▶ WHAT YOU HAVE TO DO:
Count every line in the following entries where the word "code" appears. Give the count alone.

▶ DATA RECORDS:
>>>

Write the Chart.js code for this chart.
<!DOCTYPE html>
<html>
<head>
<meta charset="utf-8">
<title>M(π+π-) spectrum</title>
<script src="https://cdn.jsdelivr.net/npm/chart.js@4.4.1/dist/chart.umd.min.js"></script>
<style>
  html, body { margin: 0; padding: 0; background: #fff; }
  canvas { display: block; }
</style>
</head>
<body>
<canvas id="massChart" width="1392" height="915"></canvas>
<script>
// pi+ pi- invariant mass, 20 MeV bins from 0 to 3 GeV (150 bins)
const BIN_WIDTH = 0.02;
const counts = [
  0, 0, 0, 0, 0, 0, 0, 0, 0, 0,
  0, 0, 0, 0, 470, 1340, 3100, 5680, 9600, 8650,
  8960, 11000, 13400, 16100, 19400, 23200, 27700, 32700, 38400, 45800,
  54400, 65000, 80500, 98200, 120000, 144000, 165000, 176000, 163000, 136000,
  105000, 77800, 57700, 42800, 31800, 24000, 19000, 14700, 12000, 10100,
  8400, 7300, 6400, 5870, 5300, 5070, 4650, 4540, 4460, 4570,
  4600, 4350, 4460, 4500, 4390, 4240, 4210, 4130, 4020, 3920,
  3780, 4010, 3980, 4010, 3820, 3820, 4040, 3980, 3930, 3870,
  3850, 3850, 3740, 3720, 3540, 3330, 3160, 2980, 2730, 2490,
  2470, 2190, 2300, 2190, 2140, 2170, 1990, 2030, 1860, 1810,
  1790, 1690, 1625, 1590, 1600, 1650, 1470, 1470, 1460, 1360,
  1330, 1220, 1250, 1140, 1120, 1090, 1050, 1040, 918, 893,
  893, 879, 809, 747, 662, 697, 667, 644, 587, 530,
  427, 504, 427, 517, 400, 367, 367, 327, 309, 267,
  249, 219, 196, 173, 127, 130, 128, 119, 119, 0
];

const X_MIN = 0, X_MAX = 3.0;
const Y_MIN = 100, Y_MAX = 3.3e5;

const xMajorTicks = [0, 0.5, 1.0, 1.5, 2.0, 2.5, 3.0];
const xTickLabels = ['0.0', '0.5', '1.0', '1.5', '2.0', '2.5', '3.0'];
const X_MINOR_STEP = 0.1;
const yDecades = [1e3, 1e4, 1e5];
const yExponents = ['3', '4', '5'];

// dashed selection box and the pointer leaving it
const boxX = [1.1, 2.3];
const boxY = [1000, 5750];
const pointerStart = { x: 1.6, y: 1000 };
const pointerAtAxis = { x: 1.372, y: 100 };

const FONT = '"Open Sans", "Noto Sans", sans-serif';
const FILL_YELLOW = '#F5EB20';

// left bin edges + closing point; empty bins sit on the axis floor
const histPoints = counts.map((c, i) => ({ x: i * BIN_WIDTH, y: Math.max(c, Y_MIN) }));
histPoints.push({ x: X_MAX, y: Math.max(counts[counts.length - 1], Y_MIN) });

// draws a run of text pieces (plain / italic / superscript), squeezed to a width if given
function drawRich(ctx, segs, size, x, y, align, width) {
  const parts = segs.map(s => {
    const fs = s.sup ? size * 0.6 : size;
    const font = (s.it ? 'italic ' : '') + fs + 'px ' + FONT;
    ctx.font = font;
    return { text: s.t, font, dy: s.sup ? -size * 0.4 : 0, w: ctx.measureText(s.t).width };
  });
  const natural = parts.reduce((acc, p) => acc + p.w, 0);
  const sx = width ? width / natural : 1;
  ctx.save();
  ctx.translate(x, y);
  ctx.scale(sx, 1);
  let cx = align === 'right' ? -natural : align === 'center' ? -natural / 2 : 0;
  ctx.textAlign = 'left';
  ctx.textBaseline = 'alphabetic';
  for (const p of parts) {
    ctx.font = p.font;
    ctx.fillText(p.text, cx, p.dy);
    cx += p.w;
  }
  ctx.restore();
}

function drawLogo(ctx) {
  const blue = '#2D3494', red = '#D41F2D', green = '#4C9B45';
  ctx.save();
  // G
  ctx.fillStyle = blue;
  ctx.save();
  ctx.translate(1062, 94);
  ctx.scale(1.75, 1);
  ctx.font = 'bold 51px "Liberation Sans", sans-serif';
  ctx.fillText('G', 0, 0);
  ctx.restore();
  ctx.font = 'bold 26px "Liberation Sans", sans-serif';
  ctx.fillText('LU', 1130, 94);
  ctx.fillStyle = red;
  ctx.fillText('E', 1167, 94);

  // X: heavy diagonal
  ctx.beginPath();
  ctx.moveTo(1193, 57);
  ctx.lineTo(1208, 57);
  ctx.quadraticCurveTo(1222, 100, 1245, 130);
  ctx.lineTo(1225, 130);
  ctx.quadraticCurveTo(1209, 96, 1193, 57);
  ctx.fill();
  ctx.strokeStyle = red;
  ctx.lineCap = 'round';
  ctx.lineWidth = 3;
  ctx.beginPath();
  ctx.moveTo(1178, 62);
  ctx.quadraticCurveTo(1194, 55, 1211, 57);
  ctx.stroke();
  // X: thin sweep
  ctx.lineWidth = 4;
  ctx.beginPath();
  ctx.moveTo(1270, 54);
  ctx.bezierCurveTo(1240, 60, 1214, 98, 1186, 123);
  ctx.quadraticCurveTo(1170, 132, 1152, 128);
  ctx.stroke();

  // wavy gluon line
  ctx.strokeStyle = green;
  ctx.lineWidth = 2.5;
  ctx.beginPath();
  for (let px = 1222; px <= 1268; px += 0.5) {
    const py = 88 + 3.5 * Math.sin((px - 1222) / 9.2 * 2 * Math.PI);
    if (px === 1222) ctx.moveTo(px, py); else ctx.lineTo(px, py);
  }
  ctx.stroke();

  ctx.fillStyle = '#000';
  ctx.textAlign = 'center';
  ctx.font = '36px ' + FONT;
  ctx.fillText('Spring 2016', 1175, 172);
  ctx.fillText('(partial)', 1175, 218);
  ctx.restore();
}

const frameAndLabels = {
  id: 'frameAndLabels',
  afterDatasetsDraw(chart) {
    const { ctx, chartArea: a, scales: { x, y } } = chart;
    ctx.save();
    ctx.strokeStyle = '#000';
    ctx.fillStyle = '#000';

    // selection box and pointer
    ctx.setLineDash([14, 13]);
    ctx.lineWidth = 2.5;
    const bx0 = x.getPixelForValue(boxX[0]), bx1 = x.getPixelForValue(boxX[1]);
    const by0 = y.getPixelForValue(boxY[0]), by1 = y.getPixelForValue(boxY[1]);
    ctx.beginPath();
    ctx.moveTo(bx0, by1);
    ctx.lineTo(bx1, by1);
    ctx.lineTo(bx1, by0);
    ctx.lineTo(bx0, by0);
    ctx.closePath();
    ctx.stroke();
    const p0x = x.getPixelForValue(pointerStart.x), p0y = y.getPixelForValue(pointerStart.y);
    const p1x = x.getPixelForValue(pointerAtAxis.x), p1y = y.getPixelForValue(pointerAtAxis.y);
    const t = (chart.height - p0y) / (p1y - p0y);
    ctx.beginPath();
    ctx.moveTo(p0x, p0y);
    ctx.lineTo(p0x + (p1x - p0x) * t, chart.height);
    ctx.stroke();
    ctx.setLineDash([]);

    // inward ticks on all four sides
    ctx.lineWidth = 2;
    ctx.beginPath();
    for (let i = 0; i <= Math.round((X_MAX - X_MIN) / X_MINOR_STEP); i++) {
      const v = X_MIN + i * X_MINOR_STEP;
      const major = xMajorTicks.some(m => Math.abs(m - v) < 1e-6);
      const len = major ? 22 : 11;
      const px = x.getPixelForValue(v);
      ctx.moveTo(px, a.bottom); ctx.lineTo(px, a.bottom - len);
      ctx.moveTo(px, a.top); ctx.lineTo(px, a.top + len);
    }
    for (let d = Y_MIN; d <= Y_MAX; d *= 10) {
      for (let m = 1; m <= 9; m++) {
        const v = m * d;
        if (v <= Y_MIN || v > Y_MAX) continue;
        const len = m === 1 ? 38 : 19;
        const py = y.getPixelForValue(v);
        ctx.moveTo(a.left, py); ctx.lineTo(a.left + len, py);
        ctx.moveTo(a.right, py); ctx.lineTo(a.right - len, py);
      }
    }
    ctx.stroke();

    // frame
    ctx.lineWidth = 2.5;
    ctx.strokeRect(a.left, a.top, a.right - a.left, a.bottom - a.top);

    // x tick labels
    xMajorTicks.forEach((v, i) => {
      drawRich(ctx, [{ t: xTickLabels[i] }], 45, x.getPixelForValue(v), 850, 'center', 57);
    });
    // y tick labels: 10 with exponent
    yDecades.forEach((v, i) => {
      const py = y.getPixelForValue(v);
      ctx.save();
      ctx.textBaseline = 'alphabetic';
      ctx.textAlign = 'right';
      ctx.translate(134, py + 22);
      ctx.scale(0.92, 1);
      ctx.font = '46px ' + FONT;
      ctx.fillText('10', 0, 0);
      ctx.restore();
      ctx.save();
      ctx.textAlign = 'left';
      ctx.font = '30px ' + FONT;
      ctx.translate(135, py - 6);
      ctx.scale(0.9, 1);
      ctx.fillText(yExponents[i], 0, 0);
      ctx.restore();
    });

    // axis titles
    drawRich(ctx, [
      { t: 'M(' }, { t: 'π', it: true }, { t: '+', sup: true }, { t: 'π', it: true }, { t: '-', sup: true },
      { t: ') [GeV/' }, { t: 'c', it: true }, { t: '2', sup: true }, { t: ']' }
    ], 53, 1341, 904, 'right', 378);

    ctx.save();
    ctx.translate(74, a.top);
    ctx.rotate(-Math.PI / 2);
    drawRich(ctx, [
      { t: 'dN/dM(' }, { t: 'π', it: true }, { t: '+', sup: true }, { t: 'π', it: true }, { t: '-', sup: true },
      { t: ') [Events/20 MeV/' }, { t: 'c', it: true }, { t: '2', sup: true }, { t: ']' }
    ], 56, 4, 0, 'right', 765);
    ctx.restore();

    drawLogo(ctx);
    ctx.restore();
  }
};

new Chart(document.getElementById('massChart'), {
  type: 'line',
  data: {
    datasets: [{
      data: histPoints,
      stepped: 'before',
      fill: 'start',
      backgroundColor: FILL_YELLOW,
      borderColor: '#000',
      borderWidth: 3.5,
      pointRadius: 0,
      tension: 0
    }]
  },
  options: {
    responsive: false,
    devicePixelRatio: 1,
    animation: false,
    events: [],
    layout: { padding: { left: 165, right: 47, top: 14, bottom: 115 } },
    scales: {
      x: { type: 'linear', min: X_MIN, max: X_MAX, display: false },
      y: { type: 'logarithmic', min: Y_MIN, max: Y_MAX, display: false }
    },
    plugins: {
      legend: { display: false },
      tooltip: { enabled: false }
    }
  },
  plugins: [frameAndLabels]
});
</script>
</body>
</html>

<<<
>>>

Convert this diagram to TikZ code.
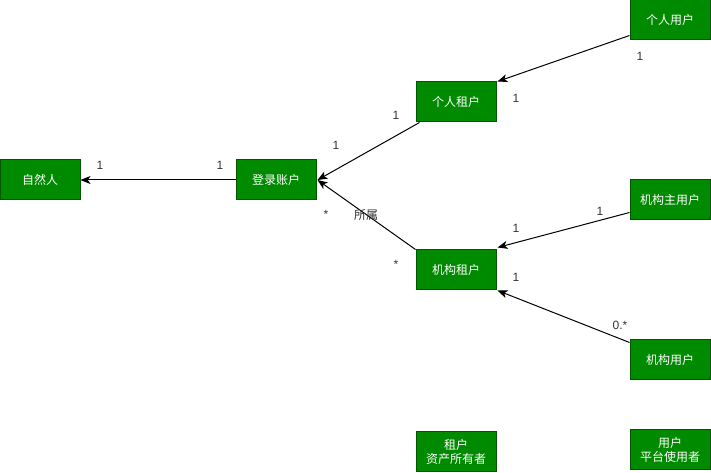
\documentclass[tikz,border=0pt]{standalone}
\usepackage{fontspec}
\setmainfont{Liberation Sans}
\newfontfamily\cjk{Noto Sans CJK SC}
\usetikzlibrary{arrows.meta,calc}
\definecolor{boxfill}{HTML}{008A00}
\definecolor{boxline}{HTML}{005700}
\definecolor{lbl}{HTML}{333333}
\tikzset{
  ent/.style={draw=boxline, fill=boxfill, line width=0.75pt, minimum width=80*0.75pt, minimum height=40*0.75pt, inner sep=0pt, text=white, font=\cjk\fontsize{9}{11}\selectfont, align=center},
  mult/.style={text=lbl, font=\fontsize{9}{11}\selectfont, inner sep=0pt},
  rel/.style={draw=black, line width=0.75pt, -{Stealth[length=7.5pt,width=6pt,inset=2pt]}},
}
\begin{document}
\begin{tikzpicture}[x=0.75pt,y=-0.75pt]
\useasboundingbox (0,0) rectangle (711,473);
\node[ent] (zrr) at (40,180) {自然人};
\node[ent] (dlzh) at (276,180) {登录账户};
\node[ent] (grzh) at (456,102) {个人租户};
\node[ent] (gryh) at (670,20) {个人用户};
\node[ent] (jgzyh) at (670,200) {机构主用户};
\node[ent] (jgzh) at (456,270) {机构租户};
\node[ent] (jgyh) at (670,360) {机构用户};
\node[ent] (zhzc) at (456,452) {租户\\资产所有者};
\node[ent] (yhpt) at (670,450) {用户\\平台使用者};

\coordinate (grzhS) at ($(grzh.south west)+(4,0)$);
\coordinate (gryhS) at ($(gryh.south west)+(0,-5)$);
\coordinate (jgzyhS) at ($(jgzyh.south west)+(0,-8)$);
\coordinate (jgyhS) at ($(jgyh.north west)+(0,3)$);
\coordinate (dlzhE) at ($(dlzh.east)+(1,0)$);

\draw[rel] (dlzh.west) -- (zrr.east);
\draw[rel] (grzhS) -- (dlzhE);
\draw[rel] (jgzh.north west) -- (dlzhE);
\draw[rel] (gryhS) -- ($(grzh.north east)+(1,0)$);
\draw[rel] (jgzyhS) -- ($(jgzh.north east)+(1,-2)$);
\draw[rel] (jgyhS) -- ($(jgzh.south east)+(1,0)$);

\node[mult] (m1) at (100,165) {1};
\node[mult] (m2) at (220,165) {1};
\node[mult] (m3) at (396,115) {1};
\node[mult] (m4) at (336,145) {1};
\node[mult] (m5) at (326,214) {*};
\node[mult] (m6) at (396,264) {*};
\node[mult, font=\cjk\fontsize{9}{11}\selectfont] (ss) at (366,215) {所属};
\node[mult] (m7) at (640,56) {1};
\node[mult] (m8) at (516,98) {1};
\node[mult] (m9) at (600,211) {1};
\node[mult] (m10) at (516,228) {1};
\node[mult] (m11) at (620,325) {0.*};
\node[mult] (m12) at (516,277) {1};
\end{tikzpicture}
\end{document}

<<<

▶ SOLUTION TO THE EXERCISE:
2